* What is being asked
Omit the pictures and print exactly the lines of the listing below, starting at the first and ending at the line containing "from bokeh.models import ColumnDataSource".

* Data block

□ □ □ □ □ □ □

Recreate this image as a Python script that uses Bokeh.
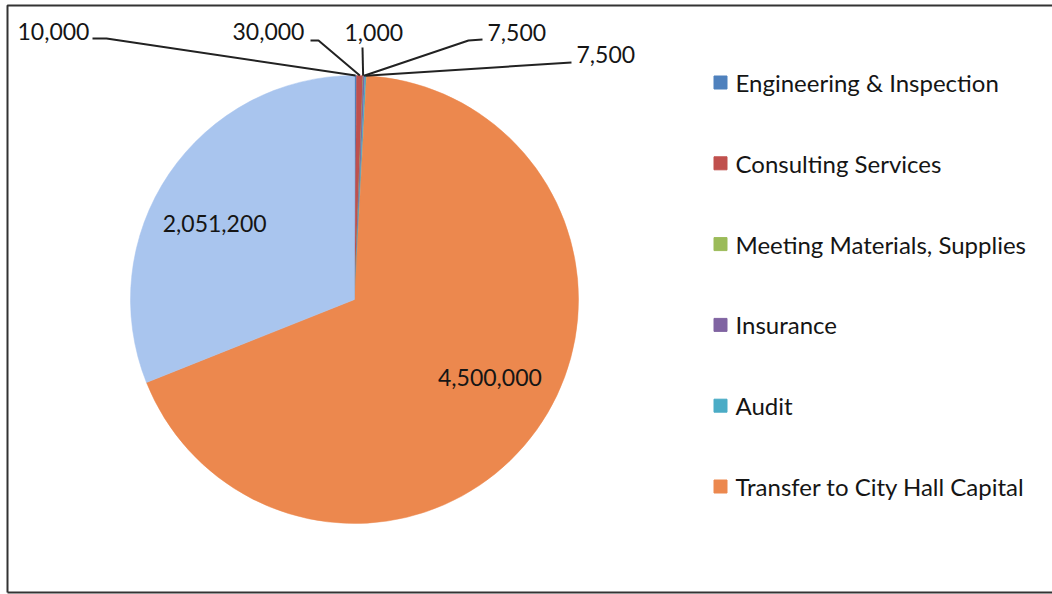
import math
from bokeh.plotting import figure
from bokeh.embed import file_html
from bokeh.resources import INLINE
from bokeh.core.properties import value
from bokeh.models import ColumnDataSource

# ---------------- data ----------------
categories = ["Engineering & Inspection", "Consulting Services", "Meeting Materials, Supplies",
              "Insurance", "Audit", "Transfer to City Hall Capital", "Other"]
values = [10000, 30000, 1000, 7500, 7500, 4500000, 2051200]
colors = ["#4F81BD", "#C0504D", "#9BBB59", "#8064A2", "#4BACC6", "#EC884E", "#A9C5EE"]
legend_count = 6  # only the first six categories appear in the legend

# ---------------- layout ----------------
W, H = 1052, 594
FONT = "Lato"
def Y(ypx):
    return H - ypx

cx, cy_px, R = 354, 299, 224
cy = Y(cy_px)

p = figure(width=W, height=H, x_range=(0, W), y_range=(0, H), min_border=0,
           toolbar_location=None, output_backend="svg")
p.axis.visible = False
p.xgrid.visible = False
p.ygrid.visible = False
p.outline_line_color = None
p.background_fill_color = "white"

# chart frame
p.line(x=[7, 7, W + 5], y=[Y(592), Y(5), Y(5)], line_color="#333333", line_width=2)
p.line(x=[7, W + 5], y=[Y(592), Y(592)], line_color="#333333", line_width=2)

# pie slices (clockwise from 12 o'clock)
total = float(sum(values))
starts, ends, mids = [], [], []
acc = 0.0
for v in values:
    a0 = math.pi / 2 - 2 * math.pi * acc / total
    acc += v
    a1 = math.pi / 2 - 2 * math.pi * acc / total
    starts.append(a0)
    ends.append(a1)
    mids.append((a0 + a1) / 2)

src = ColumnDataSource(dict(start=starts, end=ends, color=colors, cat=categories, val=values))
p.wedge(x=cx, y=cy, radius=R, start_angle="start", end_angle="end", direction="clock",
        fill_color="color", line_color="color", line_width=0.5, source=src)

labels = [f"{v:,}" for v in values]
LBL_SIZE = "23px"
TXT = "#151515"

# small-slice labels with leader lines (label anchor positions in px)
small_layout = {
    0: dict(tx=17, ty=31, path=[(92, 38), (106, 38)]),
    1: dict(tx=232, ty=31, path=[(310, 40), (318, 40)]),
    2: dict(tx=344, ty=32, path=[(362, 47)]),
    3: dict(tx=487, ty=32, path=[(482, 39), (468, 40)]),
    4: dict(tx=576, ty=54, path=[(571, 62)]),
}
for i, lay in small_layout.items():
    ex = cx + R * math.cos(mids[i])
    ey = cy + R * math.sin(mids[i])
    xs = [pt[0] for pt in lay["path"]] + [ex]
    ys = [Y(pt[1]) for pt in lay["path"]] + [ey]
    p.line(x=xs, y=ys, line_color="#222222", line_width=2)
    p.text(x=[lay["tx"]], y=[Y(lay["ty"])], text=[labels[i]], text_align="left",
           text_baseline="middle", text_font=value(FONT), text_font_size=LBL_SIZE,
           text_color=TXT)

# large-slice labels inside the pie (radius fraction, pixel nudge dx, dy-down)
inner = {5: (0.70, 8, -13), 6: (0.70, -10, 12)}
for i, (frac, ddx, ddy) in inner.items():
    lx = cx + frac * R * math.cos(mids[i]) + ddx
    ly = cy + frac * R * math.sin(mids[i]) - ddy
    p.text(x=[lx], y=[ly], text=[labels[i]], text_align="center", text_baseline="middle",
           text_font=value(FONT), text_font_size=LBL_SIZE, text_color=TXT)

# legend
leg_x, leg_y0, leg_dy = 720, 82, 80.8
lx_sq = [leg_x] * legend_count
ly_sq = [Y(leg_y0 + k * leg_dy) for k in range(legend_count)]
p.rect(x=lx_sq, y=ly_sq, width=13, height=13, fill_color=colors[:legend_count],
       line_color=colors[:legend_count])
p.text(x=[leg_x + 15] * legend_count, y=ly_sq, text=categories[:legend_count],
       text_align="left", text_baseline="middle", text_font=value(FONT),
       text_font_size="24px", text_color=TXT)

open("out.html", "w").write(file_html(p, INLINE))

□ □ □ □ □ □ □

* Worked solution
Recreate this image as a Python script that uses Bokeh.
import math
from bokeh.plotting import figure
from bokeh.embed import file_html
from bokeh.resources import INLINE
from bokeh.core.properties import value
from bokeh.models import ColumnDataSource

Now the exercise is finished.